Reproduce the listing below in full and without alteration, apart from its pictures.
*-*-*
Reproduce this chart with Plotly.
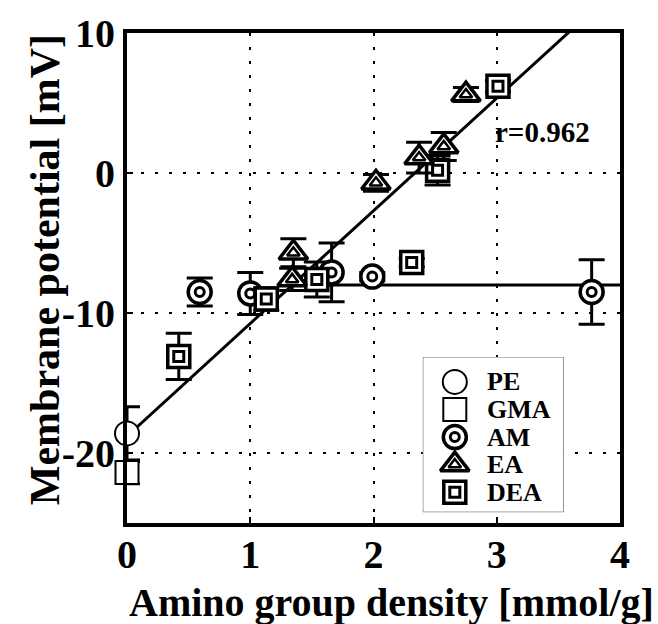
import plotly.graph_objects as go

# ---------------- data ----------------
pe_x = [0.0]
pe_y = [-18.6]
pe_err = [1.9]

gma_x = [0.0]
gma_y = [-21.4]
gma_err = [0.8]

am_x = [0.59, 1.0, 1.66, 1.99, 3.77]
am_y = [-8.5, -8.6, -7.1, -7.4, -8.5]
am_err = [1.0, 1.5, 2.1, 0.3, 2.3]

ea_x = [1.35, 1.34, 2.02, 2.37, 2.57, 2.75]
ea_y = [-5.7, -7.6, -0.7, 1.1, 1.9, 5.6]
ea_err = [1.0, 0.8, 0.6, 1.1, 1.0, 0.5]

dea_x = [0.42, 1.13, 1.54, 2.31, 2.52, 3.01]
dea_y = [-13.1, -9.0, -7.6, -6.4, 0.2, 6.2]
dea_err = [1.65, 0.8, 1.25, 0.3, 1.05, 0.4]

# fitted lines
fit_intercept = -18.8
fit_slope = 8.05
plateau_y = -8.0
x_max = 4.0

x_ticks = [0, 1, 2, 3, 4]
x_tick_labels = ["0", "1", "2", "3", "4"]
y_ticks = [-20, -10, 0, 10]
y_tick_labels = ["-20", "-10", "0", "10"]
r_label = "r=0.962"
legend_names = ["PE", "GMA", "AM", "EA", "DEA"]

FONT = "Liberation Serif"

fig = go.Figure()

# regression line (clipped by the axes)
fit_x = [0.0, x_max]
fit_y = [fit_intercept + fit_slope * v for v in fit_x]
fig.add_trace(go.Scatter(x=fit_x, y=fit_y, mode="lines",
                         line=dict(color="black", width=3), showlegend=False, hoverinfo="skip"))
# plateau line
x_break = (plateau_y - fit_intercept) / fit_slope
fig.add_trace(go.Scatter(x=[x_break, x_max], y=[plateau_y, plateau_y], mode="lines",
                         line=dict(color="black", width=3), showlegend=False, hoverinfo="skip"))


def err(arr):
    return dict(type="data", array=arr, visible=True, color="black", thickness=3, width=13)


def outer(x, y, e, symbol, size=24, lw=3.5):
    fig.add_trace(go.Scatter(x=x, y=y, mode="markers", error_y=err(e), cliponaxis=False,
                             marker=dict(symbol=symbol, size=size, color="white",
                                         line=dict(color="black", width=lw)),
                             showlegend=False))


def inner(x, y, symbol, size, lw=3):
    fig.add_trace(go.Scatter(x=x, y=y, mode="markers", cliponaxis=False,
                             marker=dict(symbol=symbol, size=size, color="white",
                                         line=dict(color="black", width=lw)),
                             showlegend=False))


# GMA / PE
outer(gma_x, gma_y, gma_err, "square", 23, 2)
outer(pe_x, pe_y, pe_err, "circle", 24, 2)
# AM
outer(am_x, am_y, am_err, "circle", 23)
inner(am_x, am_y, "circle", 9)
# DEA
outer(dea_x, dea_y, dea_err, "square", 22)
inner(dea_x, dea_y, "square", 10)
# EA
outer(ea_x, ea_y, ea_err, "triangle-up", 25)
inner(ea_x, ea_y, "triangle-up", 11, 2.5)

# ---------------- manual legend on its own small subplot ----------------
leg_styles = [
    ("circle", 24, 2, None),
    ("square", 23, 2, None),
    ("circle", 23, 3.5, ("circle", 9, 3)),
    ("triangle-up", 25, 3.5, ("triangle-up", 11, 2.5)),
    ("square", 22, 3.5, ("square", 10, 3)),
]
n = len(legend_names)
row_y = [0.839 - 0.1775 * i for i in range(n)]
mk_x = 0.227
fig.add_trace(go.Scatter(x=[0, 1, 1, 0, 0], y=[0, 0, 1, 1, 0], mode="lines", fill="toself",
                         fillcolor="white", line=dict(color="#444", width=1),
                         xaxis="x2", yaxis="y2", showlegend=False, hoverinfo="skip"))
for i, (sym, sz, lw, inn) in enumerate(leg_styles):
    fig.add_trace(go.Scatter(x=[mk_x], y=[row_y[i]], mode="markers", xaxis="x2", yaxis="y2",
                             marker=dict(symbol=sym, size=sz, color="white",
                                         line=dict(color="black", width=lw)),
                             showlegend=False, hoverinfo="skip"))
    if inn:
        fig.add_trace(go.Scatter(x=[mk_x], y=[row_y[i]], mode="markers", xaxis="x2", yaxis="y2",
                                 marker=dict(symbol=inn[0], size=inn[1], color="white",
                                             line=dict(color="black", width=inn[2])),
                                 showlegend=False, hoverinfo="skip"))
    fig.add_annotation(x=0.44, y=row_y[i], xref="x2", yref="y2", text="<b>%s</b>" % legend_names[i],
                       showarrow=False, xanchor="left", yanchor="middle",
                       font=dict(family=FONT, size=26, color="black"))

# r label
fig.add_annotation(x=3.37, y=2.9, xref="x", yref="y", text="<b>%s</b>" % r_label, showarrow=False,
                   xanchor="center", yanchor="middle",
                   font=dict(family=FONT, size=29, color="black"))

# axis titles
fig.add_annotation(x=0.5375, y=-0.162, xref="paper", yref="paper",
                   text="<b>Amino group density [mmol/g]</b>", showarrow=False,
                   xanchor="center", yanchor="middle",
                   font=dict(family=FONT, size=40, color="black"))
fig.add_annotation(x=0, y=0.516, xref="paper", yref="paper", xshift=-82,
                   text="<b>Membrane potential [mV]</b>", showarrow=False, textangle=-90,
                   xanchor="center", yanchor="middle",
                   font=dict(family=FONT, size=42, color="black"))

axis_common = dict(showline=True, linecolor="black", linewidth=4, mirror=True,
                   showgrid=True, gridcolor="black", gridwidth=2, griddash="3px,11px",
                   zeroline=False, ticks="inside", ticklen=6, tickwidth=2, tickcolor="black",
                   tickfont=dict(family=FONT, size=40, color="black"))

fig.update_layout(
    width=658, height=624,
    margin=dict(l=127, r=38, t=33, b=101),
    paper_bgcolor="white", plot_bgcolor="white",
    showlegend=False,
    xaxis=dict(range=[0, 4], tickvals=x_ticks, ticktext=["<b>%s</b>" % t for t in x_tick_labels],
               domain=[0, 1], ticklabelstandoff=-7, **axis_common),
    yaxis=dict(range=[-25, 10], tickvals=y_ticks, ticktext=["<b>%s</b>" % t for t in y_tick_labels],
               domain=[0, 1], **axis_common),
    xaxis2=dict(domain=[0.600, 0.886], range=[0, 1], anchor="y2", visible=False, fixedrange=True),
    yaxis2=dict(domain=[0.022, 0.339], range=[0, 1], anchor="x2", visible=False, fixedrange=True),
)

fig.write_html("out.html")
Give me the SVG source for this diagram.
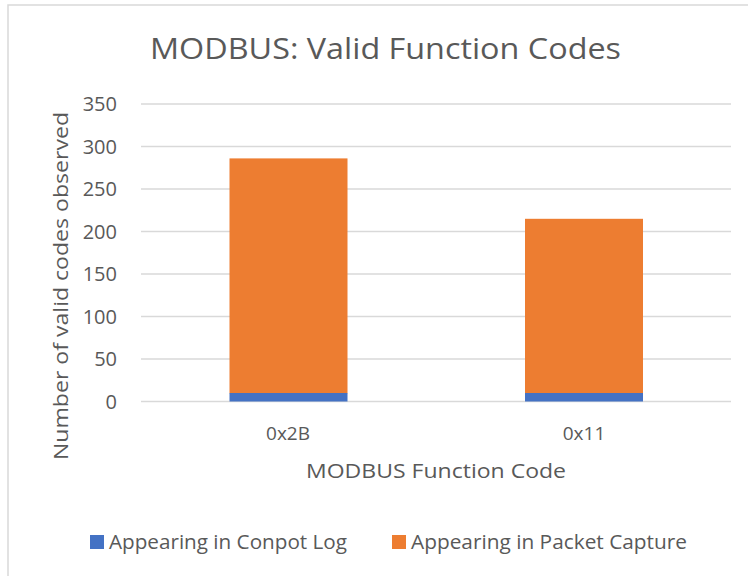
*-*-*
*Solved problem*.
Reproduce this chart with Plotly.
import plotly.graph_objects as go

# ---------------- data ----------------
pe_x = [0.0]
pe_y = [-18.6]
pe_err = [1.9]

gma_x = [0.0]
gma_y = [-21.4]
gma_err = [0.8]

am_x = [0.59, 1.0, 1.66, 1.99, 3.77]
am_y = [-8.5, -8.6, -7.1, -7.4, -8.5]
am_err = [1.0, 1.5, 2.1, 0.3, 2.3]

ea_x = [1.35, 1.34, 2.02, 2.37, 2.57, 2.75]
ea_y = [-5.7, -7.6, -0.7, 1.1, 1.9, 5.6]
ea_err = [1.0, 0.8, 0.6, 1.1, 1.0, 0.5]

dea_x = [0.42, 1.13, 1.54, 2.31, 2.52, 3.01]
dea_y = [-13.1, -9.0, -7.6, -6.4, 0.2, 6.2]
dea_err = [1.65, 0.8, 1.25, 0.3, 1.05, 0.4]

# fitted lines
fit_intercept = -18.8
fit_slope = 8.05
plateau_y = -8.0
x_max = 4.0

x_ticks = [0, 1, 2, 3, 4]
x_tick_labels = ["0", "1", "2", "3", "4"]
y_ticks = [-20, -10, 0, 10]
y_tick_labels = ["-20", "-10", "0", "10"]
r_label = "r=0.962"
legend_names = ["PE", "GMA", "AM", "EA", "DEA"]

FONT = "Liberation Serif"

fig = go.Figure()

# regression line (clipped by the axes)
fit_x = [0.0, x_max]
fit_y = [fit_intercept + fit_slope * v for v in fit_x]
fig.add_trace(go.Scatter(x=fit_x, y=fit_y, mode="lines",
                         line=dict(color="black", width=3), showlegend=False, hoverinfo="skip"))
# plateau line
x_break = (plateau_y - fit_intercept) / fit_slope
fig.add_trace(go.Scatter(x=[x_break, x_max], y=[plateau_y, plateau_y], mode="lines",
                         line=dict(color="black", width=3), showlegend=False, hoverinfo="skip"))


def err(arr):
    return dict(type="data", array=arr, visible=True, color="black", thickness=3, width=13)


def outer(x, y, e, symbol, size=24, lw=3.5):
    fig.add_trace(go.Scatter(x=x, y=y, mode="markers", error_y=err(e), cliponaxis=False,
                             marker=dict(symbol=symbol, size=size, color="white",
                                         line=dict(color="black", width=lw)),
                             showlegend=False))


def inner(x, y, symbol, size, lw=3):
    fig.add_trace(go.Scatter(x=x, y=y, mode="markers", cliponaxis=False,
                             marker=dict(symbol=symbol, size=size, color="white",
                                         line=dict(color="black", width=lw)),
                             showlegend=False))


# GMA / PE
outer(gma_x, gma_y, gma_err, "square", 23, 2)
outer(pe_x, pe_y, pe_err, "circle", 24, 2)
# AM
outer(am_x, am_y, am_err, "circle", 23)
inner(am_x, am_y, "circle", 9)
# DEA
outer(dea_x, dea_y, dea_err, "square", 22)
inner(dea_x, dea_y, "square", 10)
# EA
outer(ea_x, ea_y, ea_err, "triangle-up", 25)
inner(ea_x, ea_y, "triangle-up", 11, 2.5)

# ---------------- manual legend on its own small subplot ----------------
leg_styles = [
    ("circle", 24, 2, None),
    ("square", 23, 2, None),
    ("circle", 23, 3.5, ("circle", 9, 3)),
    ("triangle-up", 25, 3.5, ("triangle-up", 11, 2.5)),
    ("square", 22, 3.5, ("square", 10, 3)),
]
n = len(legend_names)
row_y = [0.839 - 0.1775 * i for i in range(n)]
mk_x = 0.227
fig.add_trace(go.Scatter(x=[0, 1, 1, 0, 0], y=[0, 0, 1, 1, 0], mode="lines", fill="toself",
                         fillcolor="white", line=dict(color="#444", width=1),
                         xaxis="x2", yaxis="y2", showlegend=False, hoverinfo="skip"))
for i, (sym, sz, lw, inn) in enumerate(leg_styles):
    fig.add_trace(go.Scatter(x=[mk_x], y=[row_y[i]], mode="markers", xaxis="x2", yaxis="y2",
                             marker=dict(symbol=sym, size=sz, color="white",
                                         line=dict(color="black", width=lw)),
                             showlegend=False, hoverinfo="skip"))
    if inn:
        fig.add_trace(go.Scatter(x=[mk_x], y=[row_y[i]], mode="markers", xaxis="x2", yaxis="y2",
                                 marker=dict(symbol=inn[0], size=inn[1], color="white",
                                             line=dict(color="black", width=inn[2])),
                                 showlegend=False, hoverinfo="skip"))
    fig.add_annotation(x=0.44, y=row_y[i], xref="x2", yref="y2", text="<b>%s</b>" % legend_names[i],
                       showarrow=False, xanchor="left", yanchor="middle",
                       font=dict(family=FONT, size=26, color="black"))

# r label
fig.add_annotation(x=3.37, y=2.9, xref="x", yref="y", text="<b>%s</b>" % r_label, showarrow=False,
                   xanchor="center", yanchor="middle",
                   font=dict(family=FONT, size=29, color="black"))

# axis titles
fig.add_annotation(x=0.5375, y=-0.162, xref="paper", yref="paper",
                   text="<b>Amino group density [mmol/g]</b>", showarrow=False,
                   xanchor="center", yanchor="middle",
                   font=dict(family=FONT, size=40, color="black"))
fig.add_annotation(x=0, y=0.516, xref="paper", yref="paper", xshift=-82,
                   text="<b>Membrane potential [mV]</b>", showarrow=False, textangle=-90,
                   xanchor="center", yanchor="middle",
                   font=dict(family=FONT, size=42, color="black"))

axis_common = dict(showline=True, linecolor="black", linewidth=4, mirror=True,
                   showgrid=True, gridcolor="black", gridwidth=2, griddash="3px,11px",
                   zeroline=False, ticks="inside", ticklen=6, tickwidth=2, tickcolor="black",
                   tickfont=dict(family=FONT, size=40, color="black"))

fig.update_layout(
    width=658, height=624,
    margin=dict(l=127, r=38, t=33, b=101),
    paper_bgcolor="white", plot_bgcolor="white",
    showlegend=False,
    xaxis=dict(range=[0, 4], tickvals=x_ticks, ticktext=["<b>%s</b>" % t for t in x_tick_labels],
               domain=[0, 1], ticklabelstandoff=-7, **axis_common),
    yaxis=dict(range=[-25, 10], tickvals=y_ticks, ticktext=["<b>%s</b>" % t for t in y_tick_labels],
               domain=[0, 1], **axis_common),
    xaxis2=dict(domain=[0.600, 0.886], range=[0, 1], anchor="y2", visible=False, fixedrange=True),
    yaxis2=dict(domain=[0.022, 0.339], range=[0, 1], anchor="x2", visible=False, fixedrange=True),
)

fig.write_html("out.html")
Give me the SVG source for this diagram.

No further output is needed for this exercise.